Die Indizien sind also nach der typologischen Methode zu würdigen; es ist wertend zu entscheiden, ob eine Gruppe von Personen wegen der von ihnen geleisteten Arbeit noch zu Arbeitnehmern zählt (137). Dabei kommt auch der sozialen Schutzbedürftigkeit des jeweiligen Mitarbeitertyps entscheidende Bedeutung zu (138). Die persönliche Abhängigkeit soll mit all ihren Indizien, aus denen heraus man sie schließt, helfen festzustellen, welcher Dienstleistende den sozialen Schutz des Arbeitsrechts genießen muss, wobei diese Feststellung letztlich der Richter zu treffen hat (139).

Der arbeitsrechtliche Schutz resultiert also aus einem entsprechenden Schutzbedürfnis, das, weil es individuell kaum feststellbar ist, typischerweise festzustellen ist, wobei an typische äußere Merkmale anzuknüpfen ist. In der Rechtsprechung ist allerdings auch eine Tendenz zur Einzelfallgerechtigkeit feststellbar. Den Umständen des Einzelfalles wird entscheidungserhebliche Bedeutung beigemessen.

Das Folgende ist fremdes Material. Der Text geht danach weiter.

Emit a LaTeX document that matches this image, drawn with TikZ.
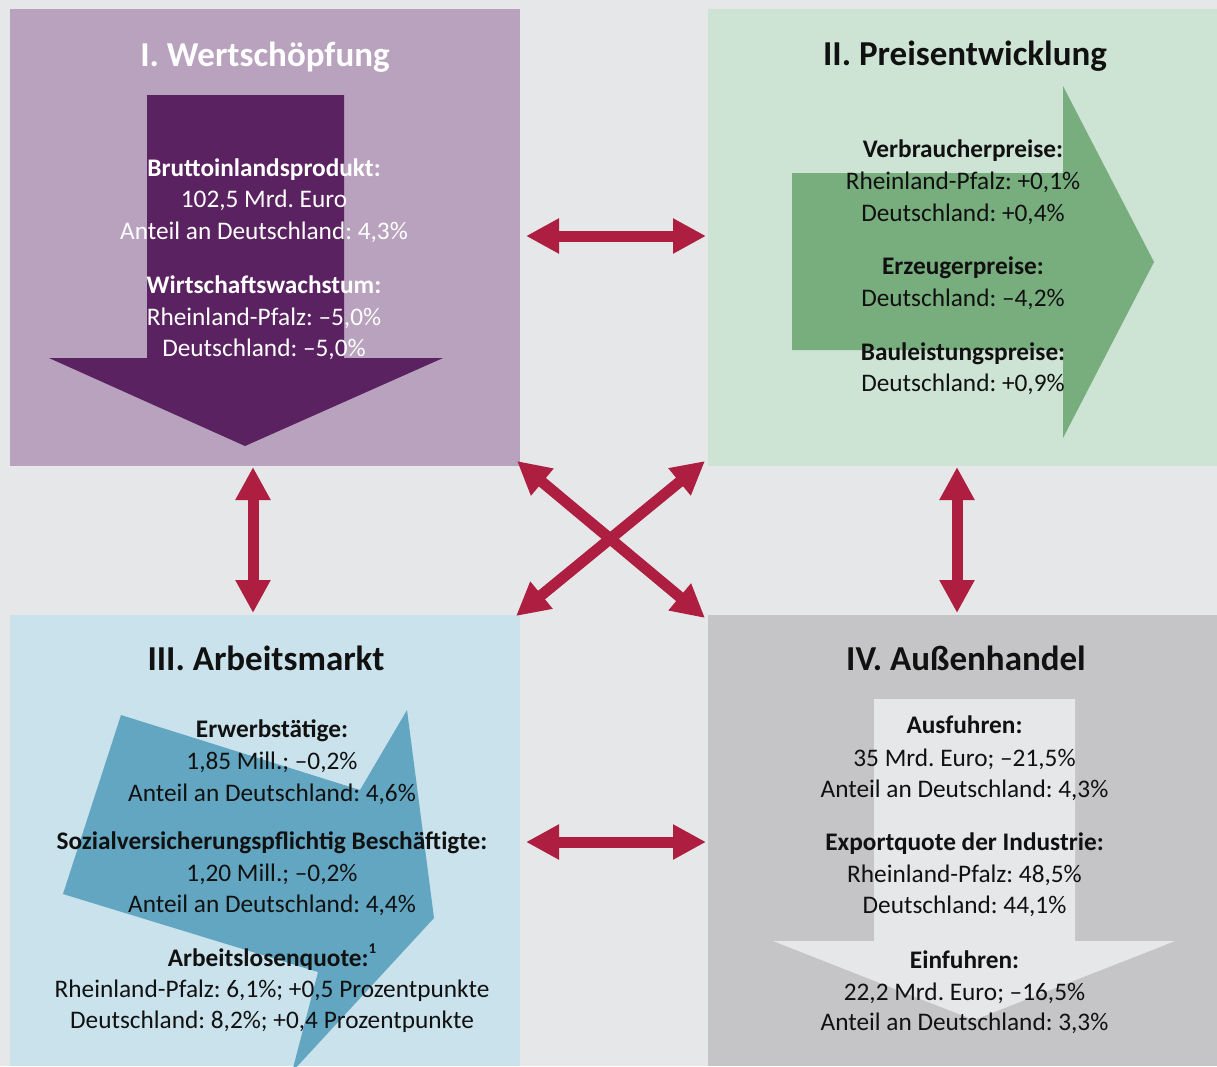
\documentclass[tikz,border=0pt]{standalone}
\usepackage{fontspec}
\setmainfont{Carlito}
\usetikzlibrary{arrows.meta}
\frenchspacing
\definecolor{bg}{HTML}{E6E7E9}
\definecolor{boxI}{HTML}{B8A2BD}
\definecolor{arrI}{HTML}{5A2260}
\definecolor{boxII}{HTML}{CDE3D4}
\definecolor{arrII}{HTML}{78AD7E}
\definecolor{boxIII}{HTML}{C9E2EB}
\definecolor{arrIII}{HTML}{62A6C1}
\definecolor{boxIV}{HTML}{C5C5C7}
\definecolor{arrIV}{HTML}{E6E7E9}
\definecolor{conred}{HTML}{AD1E40}
\definecolor{txt}{HTML}{111111}
\begin{document}
\frenchspacing
\begin{tikzpicture}[x=1pt,y=-1pt,
  panel/.style={rectangle,inner sep=0pt,outer sep=0pt,anchor=north west},
  conn/.style={draw=conred,line width=11pt,{Triangle[width=33pt,length=33pt]}-{Triangle[width=33pt,length=33pt]}},
  ttl/.style={anchor=base,inner sep=0pt,font=\fontsize{35}{40}\selectfont\bfseries\frenchspacing},
  ln/.style={anchor=base,inner sep=0pt,font=\fontsize{25.3}{29}\selectfont\frenchspacing},
  lb/.style={anchor=base,inner sep=0pt,font=\fontsize{25.3}{29}\selectfont\bfseries\frenchspacing}]
\useasboundingbox (0,0) rectangle (1217,1066);
\fill[bg] (0,0) rectangle (1217,1066);
% panels
\node[panel,fill=boxI,minimum width=510pt,minimum height=457pt] (b1) at (10,9) {};
\node[panel,fill=boxII,minimum width=509pt,minimum height=457pt] (b2) at (708,9) {};
\node[panel,fill=boxIII,minimum width=510pt,minimum height=451pt] (b3) at (10,615) {};
\node[panel,fill=boxIV,minimum width=509pt,minimum height=451pt] (b4) at (708,615) {};
% big arrows inside panels
\fill[arrI] (147,95) -- (344,95) -- (344,358) -- (443,358) -- (245,446) -- (49,358) -- (147,358) -- cycle;
\fill[arrII] (792,173) -- (1063,173) -- (1063,86) -- (1154,262) -- (1063,438) -- (1063,350) -- (792,350) -- cycle;
\begin{scope}
\clip (10,615) rectangle (520,1066);
\fill[arrIII] (121,715) -- (360,790) -- (407,710) -- (434,918) -- (292,1072) -- (318,972) -- (63,894) -- cycle;
\end{scope}
\fill[arrIV] (874,699) -- (1075,699) -- (1075,941) -- (1175,941) -- (974,1020) -- (773,941) -- (874,941) -- cycle;
% connectors
\draw[conn] ([xshift=6pt,yshift=1.5pt]b1.east) -- ([xshift=-2pt,yshift=1.5pt]b2.west);
\draw[conn] ([xshift=6pt,yshift=-1.5pt]b3.east) -- ([xshift=-2pt,yshift=-1.5pt]b4.west);
\draw[conn] ([xshift=-12pt,yshift=-1pt]b1.south) -- ([xshift=-12pt,yshift=2pt]b3.north);
\draw[conn] ([xshift=-5.5pt,yshift=-1pt]b2.south) -- ([xshift=-5.5pt,yshift=2pt]b4.north);
\draw[conn] ([xshift=-3pt,yshift=5pt]b1.south east) -- ([xshift=-3pt,yshift=-3pt]b4.north west);
\draw[conn] ([xshift=-3pt,yshift=5pt]b2.south west) -- ([xshift=-4pt,yshift=-1pt]b3.north east);
% panel I text
\begin{scope}[every node/.append style={text=white}]
\node[ttl] (t1) at (265,66) {I. Wertschöpfung};
\node[lb] (t1a) at (264,176) {Bruttoinlandsprodukt:};
\node[ln] (t1b) at (264,207) {102,5 Mrd. Euro};
\node[ln] (t1c) at (264,239) {Anteil an Deutschland: 4,3\%};
\node[lb] (t1d) at (264,293) {Wirtschaftswachstum:};
\node[ln] (t1e) at (264,325) {Rheinland-Pfalz: –5,0\%};
\node[ln] (t1f) at (264,356) {Deutschland: –5,0\%};
\end{scope}
\begin{scope}[every node/.append style={text=txt}]
% panel II
\node[ttl] (t2) at (965,65) {II. Preisentwicklung};
\node[lb] (t2a) at (963,157) {Verbraucherpreise:};
\node[ln] (t2b) at (963,189) {Rheinland-Pfalz: +0,1\%};
\node[ln] (t2c) at (963,221) {Deutschland: +0,4\%};
\node[lb] (t2d) at (963,274) {Erzeugerpreise:};
\node[ln] (t2e) at (963,306) {Deutschland: –4,2\%};
\node[lb] (t2f) at (963,360) {Bauleistungspreise:};
\node[ln] (t2g) at (963,391) {Deutschland: +0,9\%};
% panel III
\node[ttl] (t3) at (266,670) {III. Arbeitsmarkt};
\node[lb] (t3a) at (272,737) {Erwerbstätige:};
\node[ln] (t3b) at (272,769) {1,85 Mill.; –0,2\%};
\node[ln] (t3c) at (272,801) {Anteil an Deutschland: 4,6\%};
\node[lb] (t3d) at (272,849) {Sozialversicherungspflichtig Beschäftigte:};
\node[ln] (t3e) at (272,881) {1,20 Mill.; –0,2\%};
\node[ln] (t3f) at (272,912) {Anteil an Deutschland: 4,4\%};
\node[lb] (t3g) at (272,966) {Arbeitslosenquote:\raisebox{0.5em}{\fontsize{15}{15}\selectfont 1}};
\node[ln] (t3h) at (272,997) {Rheinland-Pfalz: 6,1\%; +0,5 Prozentpunkte};
\node[ln] (t3i) at (272,1028) {Deutschland: 8,2\%; +0,4 Prozentpunkte};
% panel IV
\node[ttl] (t4) at (966,670) {IV. Außenhandel};
\node[lb] (t4a) at (964.5,733) {Ausfuhren:};
\node[ln] (t4b) at (964.5,766) {35 Mrd. Euro; –21,5\%};
\node[ln] (t4c) at (964.5,797) {Anteil an Deutschland: 4,3\%};
\node[lb] (t4d) at (964.5,850) {Exportquote der Industrie:};
\node[ln] (t4e) at (964.5,882) {Rheinland-Pfalz: 48,5\%};
\node[ln] (t4f) at (964.5,913) {Deutschland: 44,1\%};
\node[lb] (t4g) at (964.5,968) {Einfuhren:};
\node[ln] (t4h) at (964.5,1000) {22,2 Mrd. Euro; –16,5\%};
\node[ln] (t4i) at (964.5,1030) {Anteil an Deutschland: 3,3\%};
\end{scope}
\end{tikzpicture}
\end{document}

Unter welchen Voraussetzungen ein Beschäftigter als persönlich abhängig anzusehen ist, kann also nicht abstrakt und allgemeinngültig bestimmt werden (140). Zwar lassen sich typische Anhaltspunkte zusammenstellen, die bei einer Gesamtwürdigung unter Berücksichtigung der Verkehrsanschauung eine Abgrenzung erlauben (141), der Kreis der Umstände des Einzelfalls, die zu berücksichtigen sind, ist aber offen (142). Dies erlaubt es der Rechtsprechung auch unter Bewahrung des Merkmales der "persönlichen Abhängigkeit" als Ausgangspunkt abweichende Ansätze der Literatur aufzunehmen und in den Entscheidungskontext mit einzubeziehen.

Letztlich handelt es sich bei der "persönlichen Abhängigkeit" um eine Metapher. Als Metapher hat dieser Begriff nicht die Kraft das Problem aufzulösen, sondern kann es nur beschreiben (143). Der Begriff bezeichnet nur ein "offenes" System, das der Rechtsprechung erlaubt, ergebnisorientiert im Einzelfall zu argumentieren (144).

Die Bestimmung der Rechtsnatur eines Beschäftigungsverhältnisses bleibt letztlich immer eine Einzelfallentscheidung, die kaum prognostizierbar ist (145). Kritisch kann hierzu angemerkt werden, dass die Rechtsprechung und die ihr folgende Lehre der Einzelfallgerechtigkeit in Grenzfällen auf Kosten der Rechtssicherheit den Vorzug geben.